--- What is expected ---
Search the records below for the word "draw" and show every line where it occurs.

--- Extracted information ---
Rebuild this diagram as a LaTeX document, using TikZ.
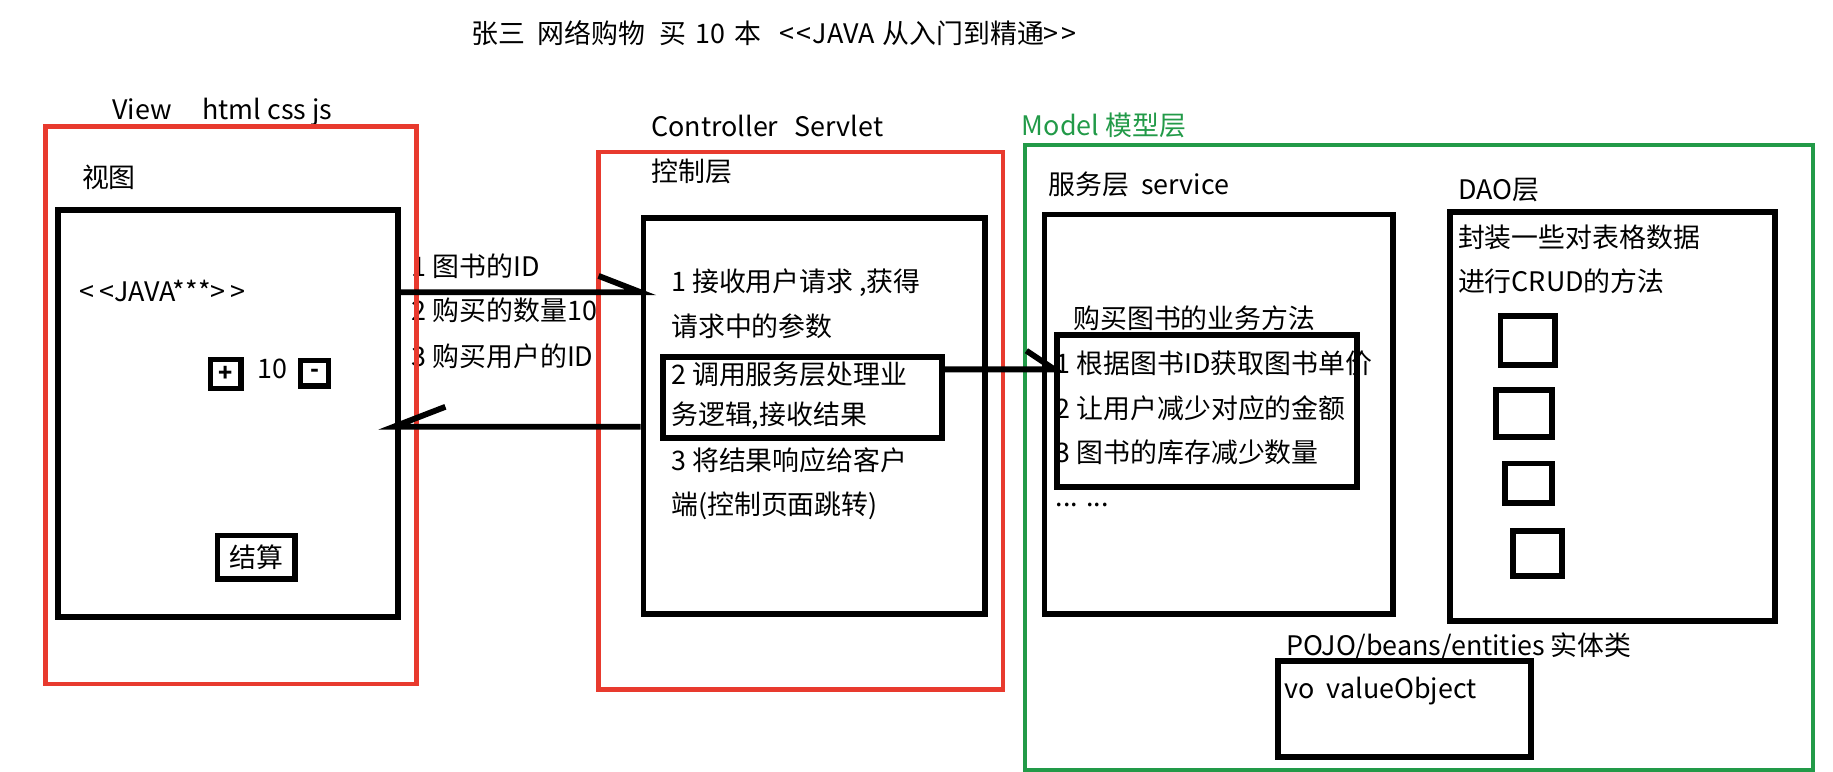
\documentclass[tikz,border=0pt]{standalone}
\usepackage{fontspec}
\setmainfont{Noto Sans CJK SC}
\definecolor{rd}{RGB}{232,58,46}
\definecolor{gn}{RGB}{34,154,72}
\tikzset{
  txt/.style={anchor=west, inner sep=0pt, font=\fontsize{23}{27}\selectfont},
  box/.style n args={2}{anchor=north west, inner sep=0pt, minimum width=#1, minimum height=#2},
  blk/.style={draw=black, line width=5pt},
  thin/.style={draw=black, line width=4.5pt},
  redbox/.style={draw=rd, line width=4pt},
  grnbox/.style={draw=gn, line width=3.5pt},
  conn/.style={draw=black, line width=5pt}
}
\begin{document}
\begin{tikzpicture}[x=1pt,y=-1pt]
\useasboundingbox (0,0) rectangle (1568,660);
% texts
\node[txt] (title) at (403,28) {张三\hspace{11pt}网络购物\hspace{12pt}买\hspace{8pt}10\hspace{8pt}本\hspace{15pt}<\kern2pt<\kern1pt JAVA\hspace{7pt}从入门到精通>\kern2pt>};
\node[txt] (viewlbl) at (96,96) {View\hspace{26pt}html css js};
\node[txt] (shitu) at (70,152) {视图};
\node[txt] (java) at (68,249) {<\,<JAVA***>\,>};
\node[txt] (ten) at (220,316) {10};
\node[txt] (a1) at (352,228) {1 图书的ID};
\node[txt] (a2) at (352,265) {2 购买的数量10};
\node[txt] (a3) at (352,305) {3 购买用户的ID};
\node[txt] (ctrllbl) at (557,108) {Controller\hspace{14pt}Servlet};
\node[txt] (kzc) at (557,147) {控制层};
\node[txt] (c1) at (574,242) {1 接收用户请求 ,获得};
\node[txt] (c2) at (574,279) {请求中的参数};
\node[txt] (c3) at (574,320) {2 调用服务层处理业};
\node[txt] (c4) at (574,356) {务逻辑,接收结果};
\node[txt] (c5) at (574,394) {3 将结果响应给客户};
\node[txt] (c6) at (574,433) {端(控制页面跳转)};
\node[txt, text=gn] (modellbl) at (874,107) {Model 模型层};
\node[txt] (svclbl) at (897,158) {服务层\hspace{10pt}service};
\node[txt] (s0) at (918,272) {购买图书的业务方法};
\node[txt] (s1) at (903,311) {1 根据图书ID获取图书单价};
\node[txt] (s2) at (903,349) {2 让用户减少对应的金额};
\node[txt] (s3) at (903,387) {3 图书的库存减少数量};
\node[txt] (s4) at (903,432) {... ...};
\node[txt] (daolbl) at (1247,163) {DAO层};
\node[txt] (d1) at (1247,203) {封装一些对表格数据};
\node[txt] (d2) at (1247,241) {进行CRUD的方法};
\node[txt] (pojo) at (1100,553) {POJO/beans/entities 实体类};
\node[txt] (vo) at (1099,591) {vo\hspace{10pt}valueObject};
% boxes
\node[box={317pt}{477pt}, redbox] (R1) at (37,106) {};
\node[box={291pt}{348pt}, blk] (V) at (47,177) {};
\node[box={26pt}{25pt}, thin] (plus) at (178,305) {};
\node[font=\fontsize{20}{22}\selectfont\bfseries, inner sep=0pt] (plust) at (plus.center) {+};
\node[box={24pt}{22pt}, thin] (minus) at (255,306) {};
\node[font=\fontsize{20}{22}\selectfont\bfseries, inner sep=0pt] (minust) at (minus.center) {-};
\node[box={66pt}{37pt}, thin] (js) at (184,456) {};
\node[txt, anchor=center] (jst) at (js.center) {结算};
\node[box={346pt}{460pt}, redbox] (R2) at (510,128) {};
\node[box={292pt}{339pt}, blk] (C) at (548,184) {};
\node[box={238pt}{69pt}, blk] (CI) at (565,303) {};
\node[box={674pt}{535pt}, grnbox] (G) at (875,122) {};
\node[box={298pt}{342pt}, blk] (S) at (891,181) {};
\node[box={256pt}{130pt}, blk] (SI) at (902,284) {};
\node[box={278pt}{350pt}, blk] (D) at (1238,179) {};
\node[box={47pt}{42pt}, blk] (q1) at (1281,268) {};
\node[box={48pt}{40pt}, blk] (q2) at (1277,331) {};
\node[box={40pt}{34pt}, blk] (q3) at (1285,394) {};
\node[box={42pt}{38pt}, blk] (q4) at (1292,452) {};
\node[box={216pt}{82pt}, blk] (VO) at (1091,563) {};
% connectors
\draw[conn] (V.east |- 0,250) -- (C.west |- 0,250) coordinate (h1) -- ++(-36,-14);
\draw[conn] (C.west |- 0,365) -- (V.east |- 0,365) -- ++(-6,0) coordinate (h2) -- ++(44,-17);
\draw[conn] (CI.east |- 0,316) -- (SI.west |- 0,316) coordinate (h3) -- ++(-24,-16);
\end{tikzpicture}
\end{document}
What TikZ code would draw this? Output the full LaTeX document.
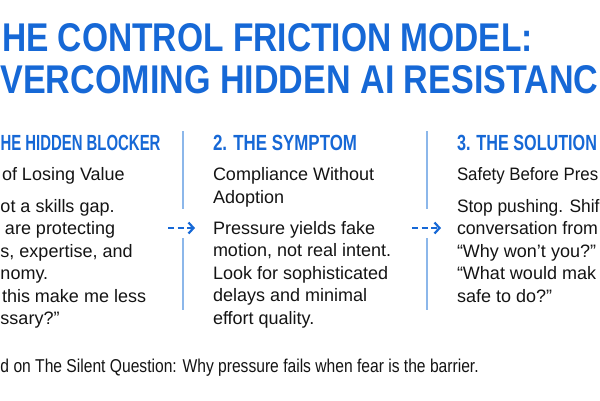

--- Exercise response ---
  blk/.style={draw=black, line width=5pt},
  thin/.style={draw=black, line width=4.5pt},
  redbox/.style={draw=rd, line width=4pt},
  grnbox/.style={draw=gn, line width=3.5pt},
  conn/.style={draw=black, line width=5pt}
\draw[conn] (V.east |- 0,250) -- (C.west |- 0,250) coordinate (h1) -- ++(-36,-14);
\draw[conn] (C.west |- 0,365) -- (V.east |- 0,365) -- ++(-6,0) coordinate (h2) -- ++(44,-17);
\draw[conn] (CI.east |- 0,316) -- (SI.west |- 0,316) coordinate (h3) -- ++(-24,-16);
What TikZ code would draw this? Output the full LaTeX document.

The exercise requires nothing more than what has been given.